Few churches in London, or anywhere I would imagine, carry such a grim image over their entrance as St Olave’s in Hart Street. Look up and you are greeted with not a very cheerful threesome of skulls gazing down at you; their hollow eye sockets sending a chilling warning to anyone who enters. Not exactly a warm welcome!
Why they are here is a bit of a mystery. St Olave’s is one of the few surviving medieval churches in the city and the arched gates were erected in 1658. Seven years later London was stricken by the Black Death plague and the city’s churchyards, like the one here at St Olave’s, were used to bury the victims in plague pits. Maybe the skulls bear testament to those awful days.
Later, one of the country’s finest writers Charles Dickens, was so taken by the grinning skulls, that he referred to the church in one of his books as the ‘St Ghastly Grim.’

The church survived the Fire of London because Samuel Pepys, London’s famous diarist, was a parishioner and ordered wooden houses near the church to be torn down to create a fire break. He and his wife are buried in the church. Unfortunately, St Olave’s failed to escape the Blitz during the Second World War, having to be extensively restored.

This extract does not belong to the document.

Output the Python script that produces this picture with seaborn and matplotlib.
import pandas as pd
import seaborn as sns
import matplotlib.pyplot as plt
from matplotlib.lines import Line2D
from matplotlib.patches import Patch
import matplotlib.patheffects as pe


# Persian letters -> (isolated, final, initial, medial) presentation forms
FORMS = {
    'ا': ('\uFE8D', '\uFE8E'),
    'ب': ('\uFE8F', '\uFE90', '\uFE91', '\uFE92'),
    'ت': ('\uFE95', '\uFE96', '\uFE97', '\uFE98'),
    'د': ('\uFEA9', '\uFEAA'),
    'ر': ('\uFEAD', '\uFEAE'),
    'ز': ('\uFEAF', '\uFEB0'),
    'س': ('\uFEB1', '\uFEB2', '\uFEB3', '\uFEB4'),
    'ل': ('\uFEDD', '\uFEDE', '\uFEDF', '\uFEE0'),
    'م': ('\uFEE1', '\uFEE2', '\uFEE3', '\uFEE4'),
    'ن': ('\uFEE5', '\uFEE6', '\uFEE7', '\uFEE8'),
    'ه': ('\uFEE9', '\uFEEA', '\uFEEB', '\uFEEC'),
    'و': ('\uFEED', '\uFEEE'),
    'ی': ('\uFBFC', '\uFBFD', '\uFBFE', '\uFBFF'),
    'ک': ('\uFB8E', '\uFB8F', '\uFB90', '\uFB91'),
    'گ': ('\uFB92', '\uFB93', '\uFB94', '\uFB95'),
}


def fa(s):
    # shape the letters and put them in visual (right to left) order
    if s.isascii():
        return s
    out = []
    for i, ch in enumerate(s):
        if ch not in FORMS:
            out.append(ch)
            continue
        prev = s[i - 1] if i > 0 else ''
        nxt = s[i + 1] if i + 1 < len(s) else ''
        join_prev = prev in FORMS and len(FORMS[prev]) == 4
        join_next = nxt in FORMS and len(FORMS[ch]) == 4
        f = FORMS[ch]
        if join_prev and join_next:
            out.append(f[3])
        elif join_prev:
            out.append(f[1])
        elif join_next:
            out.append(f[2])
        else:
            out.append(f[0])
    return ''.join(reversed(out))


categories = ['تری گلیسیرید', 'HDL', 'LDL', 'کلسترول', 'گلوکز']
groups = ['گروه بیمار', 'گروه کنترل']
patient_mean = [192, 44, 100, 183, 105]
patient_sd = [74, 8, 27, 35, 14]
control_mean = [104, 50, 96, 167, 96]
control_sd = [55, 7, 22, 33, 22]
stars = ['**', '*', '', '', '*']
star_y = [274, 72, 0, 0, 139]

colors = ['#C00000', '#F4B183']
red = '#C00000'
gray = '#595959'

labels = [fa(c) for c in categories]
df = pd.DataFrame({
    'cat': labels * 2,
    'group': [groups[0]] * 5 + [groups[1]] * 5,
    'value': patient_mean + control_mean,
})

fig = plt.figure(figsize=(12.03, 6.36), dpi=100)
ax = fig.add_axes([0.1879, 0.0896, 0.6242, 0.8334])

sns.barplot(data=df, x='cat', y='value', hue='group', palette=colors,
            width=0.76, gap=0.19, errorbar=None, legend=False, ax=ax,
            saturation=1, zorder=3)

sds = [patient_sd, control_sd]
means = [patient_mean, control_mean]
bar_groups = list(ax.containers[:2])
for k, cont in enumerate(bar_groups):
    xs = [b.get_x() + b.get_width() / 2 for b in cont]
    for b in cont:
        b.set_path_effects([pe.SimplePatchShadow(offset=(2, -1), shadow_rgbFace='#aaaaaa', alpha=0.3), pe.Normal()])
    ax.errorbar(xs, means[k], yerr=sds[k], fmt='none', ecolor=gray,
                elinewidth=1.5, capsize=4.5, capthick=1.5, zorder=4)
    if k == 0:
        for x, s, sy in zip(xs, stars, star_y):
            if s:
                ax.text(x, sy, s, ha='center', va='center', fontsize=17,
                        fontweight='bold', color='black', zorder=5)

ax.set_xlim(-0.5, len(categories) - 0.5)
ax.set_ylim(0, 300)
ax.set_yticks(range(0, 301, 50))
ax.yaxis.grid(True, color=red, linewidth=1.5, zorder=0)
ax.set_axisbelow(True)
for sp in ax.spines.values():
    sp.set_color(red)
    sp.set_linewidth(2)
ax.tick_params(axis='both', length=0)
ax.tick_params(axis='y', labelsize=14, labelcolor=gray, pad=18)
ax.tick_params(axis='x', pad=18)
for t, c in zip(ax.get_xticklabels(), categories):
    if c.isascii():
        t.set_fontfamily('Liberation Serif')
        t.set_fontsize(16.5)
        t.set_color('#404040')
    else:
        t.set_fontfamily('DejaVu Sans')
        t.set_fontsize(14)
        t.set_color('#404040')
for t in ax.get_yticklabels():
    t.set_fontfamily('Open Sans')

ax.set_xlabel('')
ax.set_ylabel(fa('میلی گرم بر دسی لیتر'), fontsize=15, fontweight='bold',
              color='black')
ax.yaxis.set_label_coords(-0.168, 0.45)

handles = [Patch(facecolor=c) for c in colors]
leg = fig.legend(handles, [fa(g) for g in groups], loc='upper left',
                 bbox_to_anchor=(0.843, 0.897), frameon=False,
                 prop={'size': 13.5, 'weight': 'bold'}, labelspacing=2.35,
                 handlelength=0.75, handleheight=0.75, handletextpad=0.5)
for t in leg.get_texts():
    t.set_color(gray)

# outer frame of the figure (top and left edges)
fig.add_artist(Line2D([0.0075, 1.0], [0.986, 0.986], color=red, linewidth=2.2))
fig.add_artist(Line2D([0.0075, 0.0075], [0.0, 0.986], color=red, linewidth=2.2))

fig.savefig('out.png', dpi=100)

Incidentally, the name St Olave is a tribute to the Norwegian King Olaf, a ‘good’ Viking, who sided with Anglo Saxon England against the (bad) Danish Vikings. He was credited with saving London from the marauding Danish who were charging over London Bridge to attack London. His solution? Pull the wooden bridge down and let the Danes drown, thus saving the city. It is said that the nursery rhyme ‘London Bridge is falling down’ stems from this act.